Tagelang diskutieren Bracq und Barényi, wie der K-55 aussehen soll, bis der Designer schließlich spontan zum Kugelschreiber greift und die Form des Autos skizziert, wie er sie sich vorstellt: kantig und ohne jeden überflüssigen Schnörkel. Zuerst deutet er noch zwei dezente Heckflossen an, die damals in sind. Doch dann muss er einsehen, dass sich dieses Beiwerk nicht mit Barényis Prinzip der Symmetrie vereinbaren lässt. So bleibt es bei einer sachlichen, überaus zweckbetonten Form mit schmalen Dachsäulen, großen Fensterflächen und dem ungewöhnlichen Dach, dessen Ränder Paul Bracq bewusst betont.

Heute stünden die Chancen besser

Mit dem typischem Mercedes-Design haben diese Entwürfe freilich nichts gemeinsam. Doch das hindert die Chefentwickler offenbar nicht, ihren Vorentwicklern grünes Licht für die Herstellung eines Karosserie-Prototypen zu geben. Diese Studie steht schließlich Anfang 1958 auf den Rädern und wird heftig diskutiert. Jetzt melden sich Barényis Kollegen zu Wort und machen zahlreiche Verbesserungsvorschläge für die Form von Motorhaube, Heckdeckel und Scheiben, die der K-55-Entwickler jedoch allesamt abwimmelt und schließlich durchsetzt, dass Daimler-Benz sein ungewöhnliches Fahrzeugkonzept im April 1958 zum Patent anmeldet. Als "Kraftwagen mit pontonförmigem Aufbau" geht dieser Ideenträger in die Analen ein.

Vier Jahre später wird das gewünschte Patent erteilt, doch mehr hat Barényi in dieser Zeit nicht erreicht. Seine zahlreichen Appelle an den Vorstand, das Auto endlich in Serie zu produzieren, bleiben unbeantwortet. Anfang 1964 wagt das Team Barényi/Bracq einen neuen Vorstoß und legt Skizzen für ein verbessertes Karosseriedesign vor, die Barényis Chef Karl Wilfert nur mit einem Wort kommentiert: "Erschütternd".
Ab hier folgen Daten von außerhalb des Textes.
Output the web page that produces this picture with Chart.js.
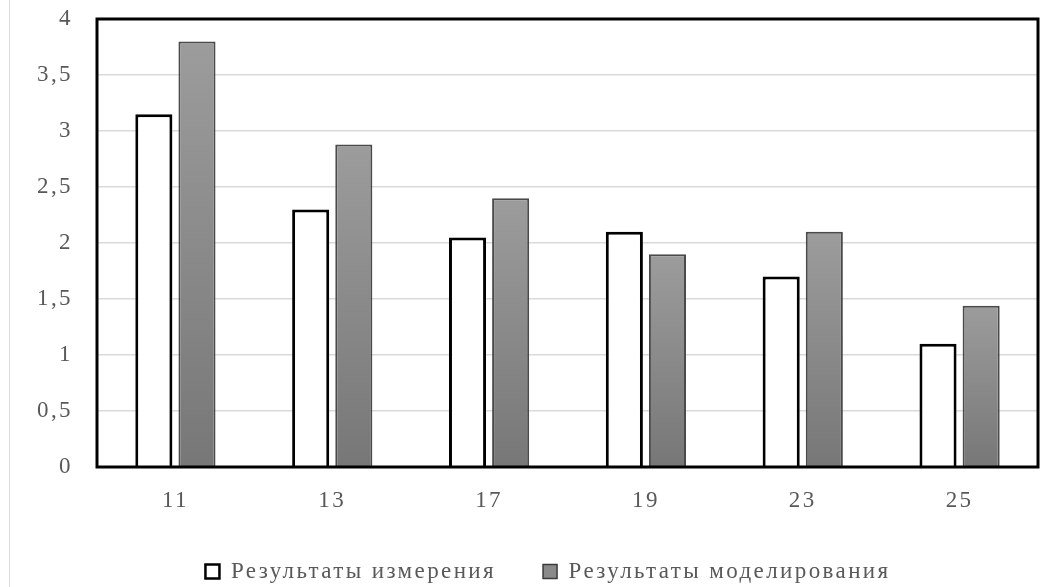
<!DOCTYPE html>
<html lang="ru">
<head>
  <meta charset="UTF-8" />
  <title>Результаты измерения и моделирования</title>
  <script src="https://cdn.jsdelivr.net/npm/chart.js"></script>
  <style>
    html, body { margin: 0; padding: 0; background: #fff; }
    .wrap { position: relative; width: 1062px; height: 587px; }
    .wrap:before { content: ""; position: absolute; left: 9px; top: 0; bottom: 0; border-left: 1px solid #d9d9d9; }
    canvas { display: block; }
  </style>
</head>
<body>
<div class="wrap">
  <canvas id="barChart" width="1062" height="587"></canvas>
</div>

<script>
// harmonic orders and values
const harmonics = ['11', '13', '17', '19', '23', '25'];
const measured  = [3.15, 2.3, 2.05, 2.1, 1.7, 1.1];
const simulated = [3.8, 2.88, 2.4, 1.9, 2.1, 1.44];
const seriesNames = ['Результаты измерения', 'Результаты моделирования'];
const yMax = 4;
const yStep = 0.5;

const textColor = '#595959';
const fontFamily = "'Liberation Serif', 'Times New Roman', serif";
const fontSize = 23;

// vertical gradient per bar, lighter at the top
function grayFill(context) {
  const chart = context.chart;
  const area = chart.chartArea;
  if (!area) return '#8a8a8a';
  const v = context.parsed ? context.parsed.y : 0;
  const top = chart.scales.y.getPixelForValue(v);
  const g = chart.ctx.createLinearGradient(0, top, 0, area.bottom);
  g.addColorStop(0, '#9c9c9c');
  g.addColorStop(1, '#777777');
  return g;
}

// wide-set lettering, applied before measuring and before drawing
const spacing = {
  id: 'spacing',
  beforeUpdate(chart) { chart.ctx.letterSpacing = '2.4px'; },
  beforeDraw(chart) { chart.ctx.letterSpacing = '2.4px'; }
};

// legend sits a little right of the canvas centre
const legendShift = {
  id: 'legendShift',
  afterLayout(chart) {
    chart.legend.left += 29;
    chart.legend.right += 29;
  }
};

// thick black frame round the plot area
const frame = {
  id: 'frame',
  afterDatasetsDraw(chart) {
    const { ctx, chartArea: a } = chart;
    ctx.save();
    ctx.strokeStyle = '#000';
    ctx.lineWidth = 3;
    ctx.strokeRect(a.left, a.top, a.right - a.left, a.bottom - a.top);
    ctx.restore();
  }
};

new Chart(document.getElementById('barChart'), {
  type: 'bar',
  data: {
    labels: harmonics,
    datasets: [
      {
        label: seriesNames[0],
        data: measured,
        backgroundColor: '#ffffff',
        borderColor: '#000000',
        borderWidth: 3,
        borderSkipped: 'bottom'
      },
      {
        label: seriesNames[1],
        data: simulated,
        backgroundColor: grayFill,
        borderColor: '#4a4a4a',
        borderWidth: 2,
        borderSkipped: 'bottom'
      }
    ]
  },
  options: {
    responsive: false,
    animation: false,
    layout: { padding: { top: 19, right: 24, left: 0, bottom: -6 } },
    datasets: {
      bar: { categoryPercentage: 0.55, barPercentage: 0.86 }
    },
    plugins: {
      tooltip: { enabled: false },
      legend: {
        position: 'bottom',
        labels: {
          color: textColor,
          font: { family: fontFamily, size: fontSize },
          boxWidth: 14,
          boxHeight: 14,
          padding: 47,
          generateLabels(chart) {
            return chart.data.datasets.map((ds, i) => ({
              text: ds.label,
              fillStyle: i === 0 ? '#ffffff' : '#8a8a8a',
              strokeStyle: i === 0 ? '#000000' : '#3a3a3a',
              lineWidth: i === 0 ? 2.5 : 1.5,
              fontColor: textColor,
              datasetIndex: i
            }));
          }
        }
      }
    },
    scales: {
      x: {
        grid: { display: false },
        border: { display: false },
        ticks: { color: textColor, font: { family: fontFamily, size: fontSize }, padding: 12 },
        afterFit(scale) { scale.height = 46; }
      },
      y: {
        min: 0,
        max: yMax,
        grid: { color: '#d9d9d9', lineWidth: 1.5, drawTicks: false },
        border: { display: false },
        ticks: {
          stepSize: yStep,
          color: textColor,
          font: { family: fontFamily, size: fontSize },
          padding: 24,
          callback: v => String(v).replace('.', ',')
        },
        afterFit(scale) {
          scale.width = 97;
          scale.paddingTop = 0;
          scale.paddingBottom = 0;
        }
      }
    }
  },
  plugins: [spacing, legendShift, frame]
});
</script>
</body>
</html>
Damit endet im März 1964 die Entwicklung eines der ungewöhnlichsten Konzeptfahrzeuge, der jemals bei Daimler in Sindelfingen entwickelt wurde. Kein Zweifel: Mit dem Alltagsauto war Béla Barényi seiner Zeit voraus - wahrscheinlich zu weit. Heute hätte er mit vielen K-55-Ideen womöglich weitaus bessere Chancen.